Blow director Demme, who's 37, says part of the current interest in drugs
springs from suddenly mature artists' trying to put their youths into
perspective.
"I'm good friends with Steven Soderbergh," Demme said in a phone
conversation last week. "We both grew up in the '70s at a time when a big
revolution was going on. ...
"I also think America has been and still is very much in denial about our
drug and treatment problems. I wouldn't have thought of making this movie
until I met George in prison. We talked in a room full of 20 year olds,
predominantly black kids who on visiting day had their 1-year-old babies
with them. What do you think that cycle's going to be like?"
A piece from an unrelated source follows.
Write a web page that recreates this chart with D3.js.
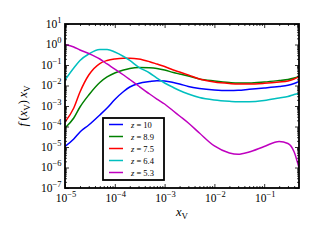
<!DOCTYPE html>
<html>
<head>
<meta charset="utf-8">
<script src="https://cdn.jsdelivr.net/npm/d3@7"></script>
<style>
  body { margin: 0; background: #fff; }
  svg { display: block; }
  text { font-family: "Liberation Serif", "DejaVu Serif", serif; fill: #000; }
</style>
</head>
<body>
<svg id="chart" width="318" height="240"></svg>
<script>
// ---------------- data ----------------
const xV = [1e-5, 1.5e-5, 2e-5, 3e-5, 5e-5, 7e-5, 1e-4, 1.5e-4, 2e-4, 3e-4, 5e-4, 7e-4,
            1e-3, 1.5e-3, 2e-3, 3e-3, 5e-3, 1e-2, 2e-2, 3e-2, 5e-2, 0.1, 0.2, 0.3, 0.4, 0.5];

const fz10 = [1.06e-5, 2.45e-5, 5.4e-5, 1.18e-4, 3.64e-4, 8.0e-4, 0.00207, 0.00509, 0.00845, 0.01253,
              0.01567, 0.01714, 0.0166, 0.014, 0.01184, 0.00893, 0.00714, 0.00603, 0.0057, 0.00583,
              0.00653, 0.00755, 0.00893, 0.01023, 0.01253, 0.01567];
const fz89 = [8.45e-5, 2.6e-4, 8.93e-4, 0.00344, 0.014, 0.026, 0.0407, 0.057, 0.0675, 0.0755,
              0.073, 0.0675, 0.057, 0.043, 0.0364, 0.029, 0.0208, 0.0166, 0.014, 0.01325,
              0.01325, 0.0148, 0.01754, 0.0196, 0.0232, 0.0275];
const fz75 = [1.66e-4, 7.98e-4, 0.00482, 0.0325, 0.118, 0.166, 0.196, 0.212, 0.212, 0.196,
              0.145, 0.112, 0.0845, 0.057, 0.0456, 0.0325, 0.0208, 0.0148, 0.01253, 0.01184,
              0.01184, 0.0128, 0.0148, 0.0166, 0.0208, 0.026];
const fz64 = [0.0185, 0.0714, 0.166, 0.344, 0.570, 0.570, 0.431, 0.260, 0.166, 0.0798,
              0.0407, 0.0232, 0.01325, 0.00799, 0.0057, 0.00385, 0.0026, 0.00196, 0.0017, 0.00162,
              0.00162, 0.00185, 0.00245, 0.0029, 0.00364, 0.00407];
const fz53 = [1.0, 0.755, 0.54, 0.364, 0.196, 0.112, 0.0638, 0.0325, 0.0196, 0.00946,
              0.00385, 0.00219, 0.00125, 5.7e-4, 3.25e-4, 1.48e-4, 4.8e-5, 1.12e-5, 5.1e-6, 4.4e-6,
              5.7e-6, 1.06e-5, 1.85e-5, 1.48e-5, 5.7e-6, 9.5e-7];

const zLabels = ["10", "8.9", "7.5", "6.4", "5.3"];
const seriesValues = [fz10, fz89, fz75, fz64, fz53];

const xMajor = [1e-5, 1e-4, 1e-3, 1e-2, 1e-1];
const xMajorExp = ["\u22125", "\u22124", "\u22123", "\u22122", "\u22121"];
const yMajor = [1e-7, 1e-6, 1e-5, 1e-4, 1e-3, 1e-2, 1e-1, 1, 10];
const yMajorExp = ["\u22127", "\u22126", "\u22125", "\u22124", "\u22123", "\u22122", "\u22121", "0", "1"];

// ---------------- layout ----------------
const lineColors = ["#0000ff", "#008000", "#ff0000", "#00bfbf", "#bf00bf"];
const plotL = 65, plotR = 299, plotT = 24, plotB = 188;

const svg = d3.select("#chart");
const x = d3.scaleLog().domain([1e-5, 0.5]).range([plotL, plotR]);
const y = d3.scaleLog().domain([1e-7, 10]).range([plotB, plotT]);

// minor tick values
const xMinor = [];
for (let d = -5; d <= -1; d++) for (let m = 2; m <= 9; m++) {
  const v = m * Math.pow(10, d);
  if (v < 0.5) xMinor.push(v);
}
const yMinor = [];
for (let d = -7; d <= 0; d++) for (let m = 2; m <= 9; m++) yMinor.push(m * Math.pow(10, d));

// clip
svg.append("defs").append("clipPath").attr("id", "clip")
  .append("rect").attr("x", plotL).attr("y", plotT)
  .attr("width", plotR - plotL).attr("height", plotB - plotT);

// curves
const line = d3.line()
  .x((d) => x(d[0]))
  .y((d) => y(d[1]))
  .curve(d3.curveMonotoneX);

svg.append("g").attr("clip-path", "url(#clip)")
  .selectAll("path")
  .data(seriesValues)
  .enter()
  .append("path")
  .attr("d", (vals) => line(xV.map((xv, i) => [xv, vals[i]])))
  .attr("fill", "none")
  .attr("stroke", (d, i) => lineColors[i])
  .attr("stroke-width", 1.5);

// ticks on all four sides, pointing inwards
function tickAxis(axis, tx, ty) {
  const g = svg.append("g").attr("transform", `translate(${tx},${ty})`).call(axis);
  g.select(".domain").remove();
  g.selectAll("line").attr("stroke", "#000").attr("stroke-width", 0.8);
  g.selectAll("text").remove();
}
tickAxis(d3.axisBottom(x).tickValues(xMajor).tickSize(-4).tickFormat(""), 0, plotB);
tickAxis(d3.axisBottom(x).tickValues(xMinor).tickSize(-2).tickFormat(""), 0, plotB);
tickAxis(d3.axisTop(x).tickValues(xMajor).tickSize(-4).tickFormat(""), 0, plotT);
tickAxis(d3.axisTop(x).tickValues(xMinor).tickSize(-2).tickFormat(""), 0, plotT);
tickAxis(d3.axisLeft(y).tickValues(yMajor).tickSize(-4).tickFormat(""), plotL, 0);
tickAxis(d3.axisLeft(y).tickValues(yMinor).tickSize(-2).tickFormat(""), plotL, 0);
tickAxis(d3.axisRight(y).tickValues(yMajor).tickSize(-4).tickFormat(""), plotR, 0);
tickAxis(d3.axisRight(y).tickValues(yMinor).tickSize(-2).tickFormat(""), plotR, 0);

// frame
svg.append("rect")
  .attr("x", plotL).attr("y", plotT)
  .attr("width", plotR - plotL).attr("height", plotB - plotT)
  .attr("fill", "none").attr("stroke", "#000").attr("stroke-width", 1.8);

// tick labels 10^n
function powLabel(sel, exp) {
  sel.append("tspan").attr("font-size", 11.5).text("10");
  sel.append("tspan").attr("font-size", 8.5).attr("dy", -5).text(exp);
}
xMajor.forEach((v, i) => {
  const t = svg.append("text")
    .attr("x", x(v) + 1).attr("y", plotB + 13.5)
    .attr("text-anchor", "middle");
  powLabel(t, xMajorExp[i]);
});
yMajor.forEach((v, i) => {
  const t = svg.append("text")
    .attr("x", plotL - 3.5).attr("y", y(v) + 3.5)
    .attr("text-anchor", "end");
  powLabel(t, yMajorExp[i]);
});

// axis labels
const xl = svg.append("text").attr("x", (plotL + plotR) / 2).attr("y", 216)
  .attr("text-anchor", "middle").attr("font-size", 12.5);
xl.append("tspan").attr("font-style", "italic").text("x");
xl.append("tspan").attr("font-size", 9).attr("dy", 3).text("V");

const yl = svg.append("text")
  .attr("transform", `translate(27,${(plotT + plotB) / 2}) rotate(-90)`)
  .attr("text-anchor", "middle").attr("font-size", 12.5);
yl.append("tspan").attr("font-style", "italic").text("f");
yl.append("tspan").text("\u2009(");
yl.append("tspan").attr("font-style", "italic").text("x");
yl.append("tspan").attr("font-size", 9).attr("dy", 3).text("V");
yl.append("tspan").attr("dy", -3).text(")\u2009");
yl.append("tspan").attr("font-style", "italic").text("x");
yl.append("tspan").attr("font-size", 9).attr("dy", 3).text("V");

// legend
const lg = svg.append("g");
lg.append("rect")
  .attr("x", 103).attr("y", 118).attr("width", 61).attr("height", 62)
  .attr("fill", "#fff").attr("stroke", "#000").attr("stroke-width", 1.8);
zLabels.forEach((z, i) => {
  const cy = 124.5 + i * 12;
  lg.append("line")
    .attr("x1", 109).attr("x2", 123).attr("y1", cy).attr("y2", cy)
    .attr("stroke", lineColors[i]).attr("stroke-width", 1.5);
  const t = lg.append("text").attr("x", 131).attr("y", cy + 3).attr("font-size", 8.5);
  t.append("tspan").attr("font-style", "italic").text("z");
  t.append("tspan").text(" = " + z);
});
</script>
</body>
</html>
That's a clue; in the new drug movies, American mythology mingles with
realism and conviction. Traffic, for example, alerts us to the widespread
corruption spawned by the drug trade while attempting to shift our focus
from criminality to health. In one of the movie's last scenes, Soderbergh
shows us a father, mother and daughter at a rehab session. The drama of
punishment gives way to the anticlimactic tremors of reconciliation and
personal growth.
The appeal of the drug movie also has something to do with the metaphoric
possibilities in addiction. In Requiem, director Darren Aronofsky
understood the intent of Hubert Sebly Jr.'s novel: to show the lengths to
which we'll go to avoid reality. Ellen Burstyn plays a mother who fears age
and obscurity. She dreams of making an appearance on a TV show. She gets
hooked on diet pills in hopes of fitting into a red dress she wore as a
young woman.
In keeping with such dream-feuled mania, addiction provides a way to an
excess-prone society, to spin yarns that alert us to the consequences of
our apparently insatiable desire for escape -- while simultaneously
providing a dose of escapism.
I'm not sure the current crop of drug movies succeeds in speaking about the
entire culture. I can't agree with those who compare Traffic to a more
telling epic, The Godfather. But there's no question the subject has
animated talented filmmakers, many of whom are riding a Hollywood high.